Library / Variants / Atomic Chess
Variant · 1v1 · Casual / online

Atomic Chess

also called: Atomic

Every capture explodes — taking a piece destroys it, the capturing piece, and every non-pawn within one square. King safety becomes king isolation.

3+0 or 5+0 blitztypical time control
1v1player setup

Atomic is the most viscerally entertaining of the popular online chess variants. Every capture is an explosion. The captured piece, the capturing piece, and every non-pawn piece on the eight surrounding squares are removed from the board simultaneously. Pawns survive — only non-pawn pieces detonate. The king cannot capture (because doing so would explode itself, which is suicide), so kings instead surround themselves with pawns or quiet squares and threaten enemy material from a distance.

You can win three ways: by checkmate, by exploding the enemy king (any capture adjacent to the enemy king removes it), or by stalemate (which in atomic counts as a draw). The mechanics produce a game that looks like chess on the board but plays like a tactical puzzle in every position.

The rules

Standard chess rules apply with the addition of explosions. Any capture — including captures of pawns — triggers an explosion that removes:

  1. The captured piece
  2. The capturing piece
  3. All non-pawn pieces on the eight squares adjacent to the capture square

Pawns adjacent to the capture survive. A king on an adjacent square is exploded if it is not the side making the capture; you cannot capture into a square adjacent to your own king, because you would explode yourself.
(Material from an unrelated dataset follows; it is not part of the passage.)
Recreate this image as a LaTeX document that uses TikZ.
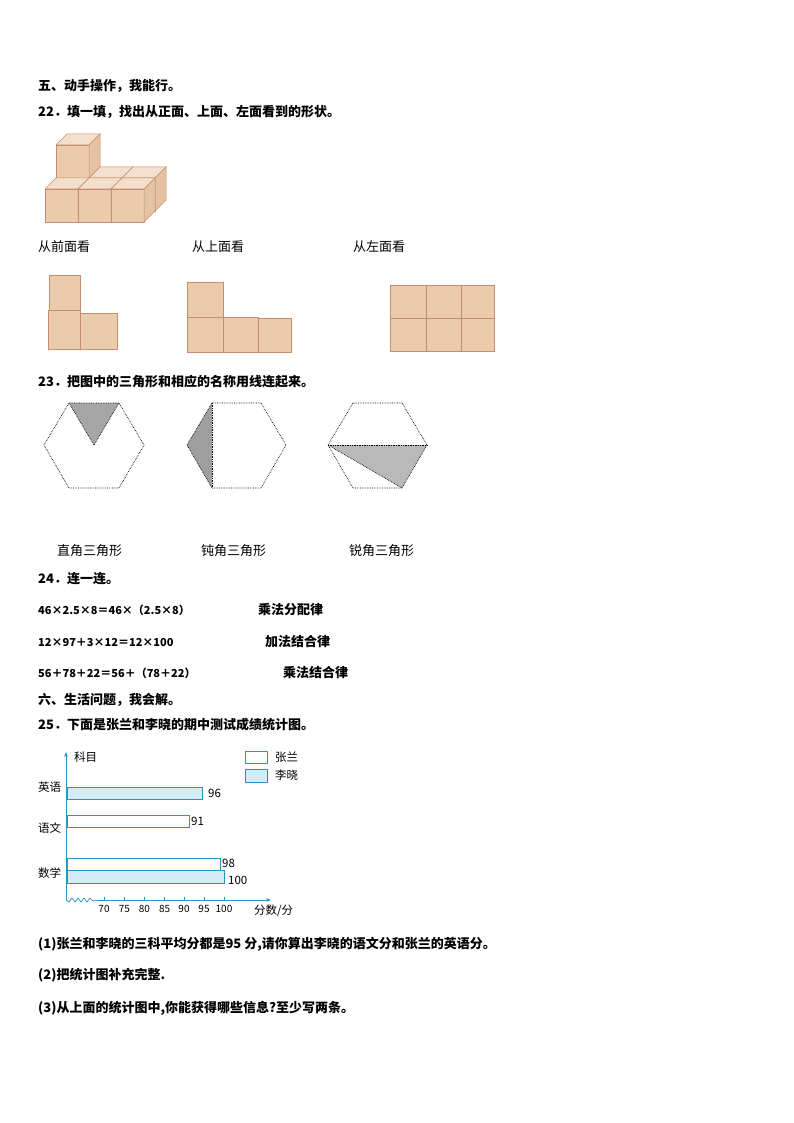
\documentclass[tikz,border=0pt]{standalone}
\usepackage{fontspec}
\setmainfont{Noto Sans CJK SC}
\usetikzlibrary{arrows.meta}
\definecolor{cf}{RGB}{234,204,172}
\definecolor{ct}{RGB}{243,224,204}
\definecolor{cs}{RGB}{228,195,165}
\definecolor{ce}{RGB}{200,140,110}
\definecolor{bf}{RGB}{212,236,248}
\definecolor{be}{RGB}{40,150,190}
\tikzset{txt/.style={anchor=west,inner sep=0pt,font=\fontsize{13}{15}\selectfont},
 btxt/.style={txt,font=\fontsize{13}{15}\selectfont\bfseries},
 etxt/.style={txt,font=\fontsize{11}{13}\selectfont\bfseries},
 sq/.style={fill=cf,draw=ce,line width=0.6pt},
 hexl/.style={densely dotted,line width=0.7pt},
 bar/.style={draw=be,line width=0.6pt},
 small/.style={anchor=west,inner sep=0pt,font=\fontsize{11.5}{13}\selectfont}}
\newcommand{\mycube}[2]{%
 \fill[cf,draw=ce,line width=0.5pt] (#1,#2) rectangle ++(33,-33);
 \fill[ct,draw=ce,line width=0.5pt] (#1,#2-33) -- ++(11,-11) -- ++(33,0) -- ++(-11,11) -- cycle;
 \fill[cs,draw=ce,line width=0.5pt] (#1+33,#2) -- ++(11,-11) -- ++(0,-33) -- ++(-11,11) -- cycle;}
\begin{document}
\begin{tikzpicture}[x=1pt,y=-1pt]
\useasboundingbox (0,0) rectangle (794,1123);
\node[btxt] (h5) at (38,86) {五、动手操作，我能行。};
\node[btxt] (q22) at (38,112) {22．填一填，找出从正面、上面、左面看到的形状。};
% 3D cubes
\mycube{56}{211}
\mycube{89}{211}
\mycube{122}{211}
\mycube{56}{178}
\mycube{45}{222}
\mycube{78}{222}
\mycube{111}{222}
\node[txt] (l1) at (38,247) {从前面看};
\node[txt] (l2) at (192,247) {从上面看};
\node[txt] (l3) at (353,247) {从左面看};
% front view
\draw[sq] (49,275) rectangle (80,310);
\draw[sq] (48,310) rectangle (80,349);
\draw[sq] (80,313) rectangle (117,349);
% top view
\draw[sq] (187,282) rectangle (223,317);
\draw[sq] (187,317) rectangle (223,352);
\draw[sq] (223,317) rectangle (258,352);
\draw[sq] (258,318) rectangle (291,352);
% left view
\foreach \a/\b in {390/426,426/461,461/494}{
 \draw[sq] (\a,285) rectangle (\b,318);
 \draw[sq] (\a,318) rectangle (\b,351);}
\node[btxt] (q23) at (38,382) {23．把图中的三角形和相应的名称用线连起来。};
% hexagons
\fill[gray!70] (69,403) -- (119,403) -- (94,445) -- cycle;
\draw[hexl] (69,403) -- (119,403) -- (144,445) -- (119,488) -- (69,488) -- (44,445) -- cycle;
\draw[hexl] (69,403) -- (94,445) -- (119,403);
\fill[gray!75] (212,403) -- (187,445) -- (212,488) -- cycle;
\draw[hexl] (212,403) -- (261,403) -- (286,445) -- (261,488) -- (212,488) -- (187,445) -- cycle;
\draw[hexl] (212,403) -- (212,488);
\fill[gray!55] (328,445) -- (427,445) -- (402,488) -- cycle;
\draw[hexl] (353,403) -- (402,403) -- (427,445) -- (402,488) -- (353,488) -- (328,445) -- cycle;
\draw[hexl] (328,445) -- (427,445);
\draw[hexl] (328,445) -- (402,488);
\node[txt] (n1) at (57,551) {直角三角形};
\node[txt] (n2) at (201,551) {钝角三角形};
\node[txt] (n3) at (349,551) {锐角三角形};
\node[btxt] (q24) at (38,579) {24．连一连。};
\node[etxt] (e1) at (38,610) {46×2.5×8＝46×（2.5×8）};
\node[btxt] (r1) at (258,610) {乘法分配律};
\node[etxt] (e2) at (38,642) {12×97＋3×12＝12×100};
\node[btxt] (r2) at (265,642) {加法结合律};
\node[etxt] (e3) at (38,673) {56＋78＋22＝56＋（78＋22）};
\node[btxt] (r3) at (283,673) {乘法结合律};
\node[btxt] (h6) at (38,700) {六、生活问题，我会解。};
\node[btxt] (q25) at (38,725) {25．下面是张兰和李晓的期中测试成绩统计图。};
% chart
\coordinate (o) at (66,900);
\coordinate (ytop) at (66,752);
\coordinate (xend) at (271,900);
\draw[be,line width=0.7pt,-{Stealth[length=5pt]}] (o) -- (ytop);
\draw[be,line width=0.7pt] (o) -- (69,902) -- (72,898) -- (75,902) -- (78,898) -- (81,902) -- (84,898) -- (87,902) -- (90,898) -- (93,901) -- (97,900);
\draw[be,line width=0.7pt,-{Stealth[length=5pt]}] (97,900) -- (xend);
\foreach \x/\v in {104/70,124.3/75,144.3/80,164.7/85,184/90,204/95,224/100}{
 \draw[be,line width=0.6pt] (\x,900) -- (\x,897);
 \node[font=\fontsize{10}{12}\selectfont,inner sep=0pt] at (\x,909) {\v};}
\node[small] (xl) at (254,911) {分数/分};
\node[small] (yl) at (74,757) {科目};
\node[small] (c1) at (38,787) {英语};
\node[small] (c2) at (38,828) {语文};
\node[small] (c3) at (38,873) {数学};
\draw[bar,fill=bf] (67,787) rectangle (202,799);
\node[small] (v96) at (208,793) {96};
\draw[bar,fill=white] (67,815) rectangle (189,827);
\node[small] (v91) at (191,821) {91};
\draw[bar,fill=white] (67,858) rectangle (220,870);
\node[small] (v98) at (222,863) {98};
\draw[bar,fill=bf] (67,870) rectangle (224,883);
\node[small] (v100) at (228,880) {100};
\draw[bar,fill=white] (245,751) rectangle (267,763);
\node[small] (lg1) at (275,757) {张兰};
\draw[bar,fill=bf] (245,769) rectangle (267,782);
\node[small] (lg2) at (275,775) {李晓};
\node[btxt] (p1) at (38,944) {(1)张兰和李晓的三科平均分都是95 分,请你算出李晓的语文分和张兰的英语分。};
\node[btxt] (p2) at (38,975) {(2)把统计图补充完整.};
\node[btxt] (p3) at (38,1008) {(3)从上面的统计图中,你能获得哪些信息?至少写两条。};
\end{tikzpicture}
\end{document}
The king cannot make captures itself, because the king moving to a square with an enemy piece would be a capture, and the explosion would remove the king. Kings deliver check the same way they always do (by threatening to move to a square attacking the enemy king) but they cannot deliver mate by direct capture.

You can win by: (a) standard checkmate; (b) detonating the enemy king through any explosion that includes the king’s square; (c) stalemate counts as a draw, not as a winning condition.

The tactical shape

Atomic chess concentrates an enormous amount of tactical content into a small number of moves. A typical game lasts 15 to 25 moves. The combinations are often forced: a queen on d4 captures a bishop on f6, the explosion removes the queen, the bishop, the king-pawn on e7, the knight on g8, and (if it sat there) the king on f8. The same move might also remove three of the attacker’s own pieces. Atomic positions have to be evaluated in three dimensions: material balance, king proximity to explosive squares, and chain detonations.

The opening principles of standard chess do not apply. Knights — usually fianchetto-distance from the king — are dangerous because their squares become detonation targets. Bishops are double-edged for the same reason. Pawns are surprisingly valuable because they do not explode and they block enemy king approaches. Even the queen, normally the most powerful piece, can be sacrificed to detonate the enemy king from two squares away.

Where to play

Lichess hosts atomic in a continuous rating pool and runs frequent tournaments. Chess.com offers atomic on its variants page. The variant is mostly played in 3+0 blitz; longer games are rare because positions clarify quickly. The strongest atomic players are a mix of classical-chess masters and online specialists — like crazyhouse, the specialist tier sometimes plays at a level even strong classical players struggle to match.